Wednesday, September 3, 2014

the reject pile

Just received these emails from two readers who enjoyed "All My Loving": I just finished your lovely memoir. Its beautifully told and evocative of a time and place. Young Beth is so poignant and yet so powerful, though of course she has no idea. Also, quite beautiful despite her own uncertainty about that. I’m sure it strikes a chord among many who have read it.  

And another: I loved it. I couldn't put it down and it is remarkable in how it absolutely transports you back to adolescence--I am so glad to be past that stage! How amazing to have all the things you wrote at the time.

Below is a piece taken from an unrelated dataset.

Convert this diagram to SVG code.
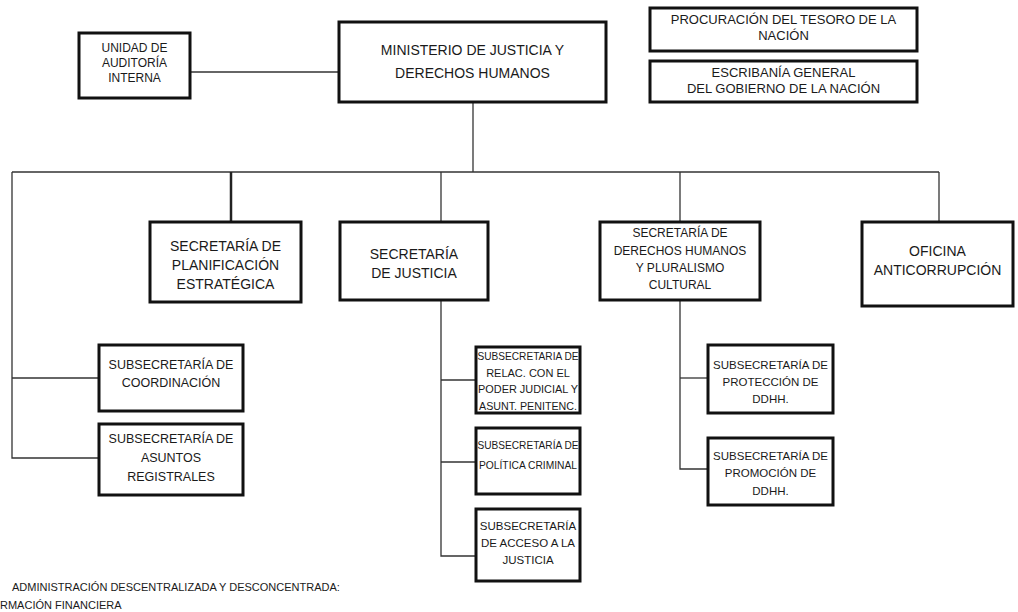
<svg xmlns="http://www.w3.org/2000/svg" width="1018" height="612" viewBox="0 0 1018 612">
<style>
.box{fill:#fff;stroke:#111;stroke-width:3}
.t{font-family:"Liberation Sans",Arial,sans-serif;fill:#1a1a1a;text-anchor:middle}
.c{stroke:#333;stroke-width:1.3;fill:none}
.ck{stroke:#222;stroke-width:2.5;fill:none}
.f14{font-size:14px}.f13{font-size:13px}.f12{font-size:12px}.f125{font-size:12.5px}.f115{font-size:11.5px}.f11{font-size:11px}.f105{font-size:10.5px}
</style>
<rect width="1018" height="612" fill="#fff"/>
<g id="connectors">
<path class="c" d="M190 72H339"/>
<path class="c" d="M473 102V172"/>
<path class="c" d="M12 172H939"/>
<path class="c" d="M12 172V458H99"/>
<path class="c" d="M12 378H99"/>
<path class="ck" d="M231 172V222"/>
<path class="c" d="M441 172V222"/>
<path class="c" d="M680 172V222"/>
<path class="c" d="M939 172V222"/>
<path class="c" d="M441 300V556H476"/>
<path class="c" d="M441 380H476"/>
<path class="c" d="M441 462H476"/>
<path class="c" d="M680 300V469H708"/>
<path class="c" d="M680 378H708"/>
</g>
<g id="unidad"><rect class="box" x="79" y="33" width="111" height="65"/>
<text class="t f12" x="134.5" y="52">UNIDAD DE</text><text class="t f12" x="134.5" y="67">AUDITORÍA</text><text class="t f12" x="134.5" y="82">INTERNA</text></g>
<g id="ministerio"><rect class="box" x="339" y="22" width="267" height="80"/>
<text class="t f14" x="472.5" y="55">MINISTERIO DE JUSTICIA Y</text><text class="t f14" x="472.5" y="78">DERECHOS HUMANOS</text></g>
<g id="procuracion"><rect class="box" x="650" y="8" width="267" height="43"/>
<text class="t f13" x="783.5" y="24">PROCURACIÓN DEL TESORO DE LA</text><text class="t f13" x="783.5" y="40">NACIÓN</text></g>
<g id="escribania"><rect class="box" x="650" y="61" width="267" height="41"/>
<text class="t f13" x="783.5" y="77">ESCRIBANÍA GENERAL</text><text class="t f13" x="783.5" y="93">DEL GOBIERNO DE LA NACIÓN</text></g>
<g id="planificacion"><rect class="box" x="150" y="222" width="151" height="80"/>
<text class="t f14" x="225.5" y="251">SECRETARÍA DE</text><text class="t f14" x="225.5" y="270">PLANIFICACIÓN</text><text class="t f14" x="225.5" y="289">ESTRATÉGICA</text></g>
<g id="justicia"><rect class="box" x="340" y="222" width="148" height="78"/>
<text class="t f14" x="414" y="259">SECRETARÍA</text><text class="t f14" x="414" y="278">DE JUSTICIA</text></g>
<g id="ddhh"><rect class="box" x="600" y="222" width="160" height="78"/>
<text class="t f12" x="680" y="237">SECRETARÍA DE</text><text class="t f12" x="680" y="255">DERECHOS HUMANOS</text><text class="t f12" x="680" y="272">Y PLURALISMO</text><text class="t f12" x="680" y="289">CULTURAL</text></g>
<g id="oficina"><rect class="box" x="862" y="222" width="151" height="84"/>
<text class="t f14" x="937.5" y="256">OFICINA</text><text class="t f14" x="937.5" y="275">ANTICORRUPCIÓN</text></g>
<g id="coordinacion"><rect class="box" x="99" y="345" width="144" height="66"/>
<text class="t f125" x="171" y="369">SUBSECRETARÍA DE</text><text class="t f125" x="171" y="387">COORDINACIÓN</text></g>
<g id="asuntos"><rect class="box" x="99" y="424" width="144" height="71"/>
<text class="t f125" x="171" y="443">SUBSECRETARÍA DE</text><text class="t f125" x="171" y="462">ASUNTOS</text><text class="t f125" x="171" y="481">REGISTRALES</text></g>
<g id="relac"><rect class="box" x="476" y="347" width="104" height="66"/>
<text class="t f11" x="528" y="360" textLength="101" lengthAdjust="spacingAndGlyphs">SUBSECRETARIA DE</text><text class="t f11" x="528" y="377">RELAC. CON EL</text><text class="t f11" x="528" y="393" textLength="100" lengthAdjust="spacingAndGlyphs">PODER JUDICIAL Y</text><text class="t f11" x="528" y="410" textLength="98" lengthAdjust="spacingAndGlyphs">ASUNT. PENITENC.</text></g>
<g id="politica"><rect class="box" x="476" y="428" width="104" height="66"/>
<text class="t f11" x="528" y="449" textLength="101" lengthAdjust="spacingAndGlyphs">SUBSECRETARÍA DE</text><text class="t f11" x="528" y="469" textLength="98" lengthAdjust="spacingAndGlyphs">POLÍTICA CRIMINAL</text></g>
<g id="acceso"><rect class="box" x="476" y="509" width="104" height="72"/>
<text class="t f115" x="528" y="530">SUBSECRETARÍA</text><text class="t f115" x="528" y="547">DE ACCESO A LA</text><text class="t f115" x="528" y="564">JUSTICIA</text></g>
<g id="proteccion"><rect class="box" x="708" y="345" width="125" height="68"/>
<text class="t f115" x="770.5" y="369">SUBSECRETARÍA DE</text><text class="t f115" x="770.5" y="386">PROTECCIÓN DE</text><text class="t f115" x="770.5" y="403">DDHH.</text></g>
<g id="promocion"><rect class="box" x="708" y="438" width="125" height="67"/>
<text class="t f115" x="770.5" y="460">SUBSECRETARÍA DE</text><text class="t f115" x="770.5" y="477">PROMOCIÓN DE</text><text class="t f115" x="770.5" y="495">DDHH.</text></g>
<g id="nota">
<text x="12" y="591" style="font-family:'Liberation Sans',Arial,sans-serif;font-size:11px;fill:#1a1a1a">ADMINISTRACIÓN DESCENTRALIZADA Y DESCONCENTRADA:</text>
<text x="0" y="609" style="font-family:'Liberation Sans',Arial,sans-serif;font-size:11px;fill:#1a1a1a">RMACIÓN FINANCIERA</text>
</g>
</svg>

Heartening to hear these kind words. At the same time,  my good friend Ellen Roseman was just here for dinner. Ellen writes a column at the Star, and told me there's a table at the Star where they pile all the books they've received that aren't going to be reviewed. "I'm sorry to say," she told me, "I saw your book on that pile." 

I asked her to rescue it. It hurts to think of my dear book lying there forlorn, unwanted, ignored. 

I'd planned to be at Hot Docs tonight, seeing a film about Vermeer, but had dinner with Ellen instead. It was the most perfect mild, sunny summer day today, even as the schoolchildren march past my door with their heavy backpacks. Summer is over, and yet it feels like it's just beginning. Confusing and wonderful. Hope the Vermeer film comes back on some rainy cold day.

Last night I watched bits and pieces of two different versions of "The Jazz Singer," one with Eddie Cantor and the other made decades later with Danny Thomas. A powerful story about how you're born to be what you are, whether your parents approve or not. A hard lesson, and much harder for some.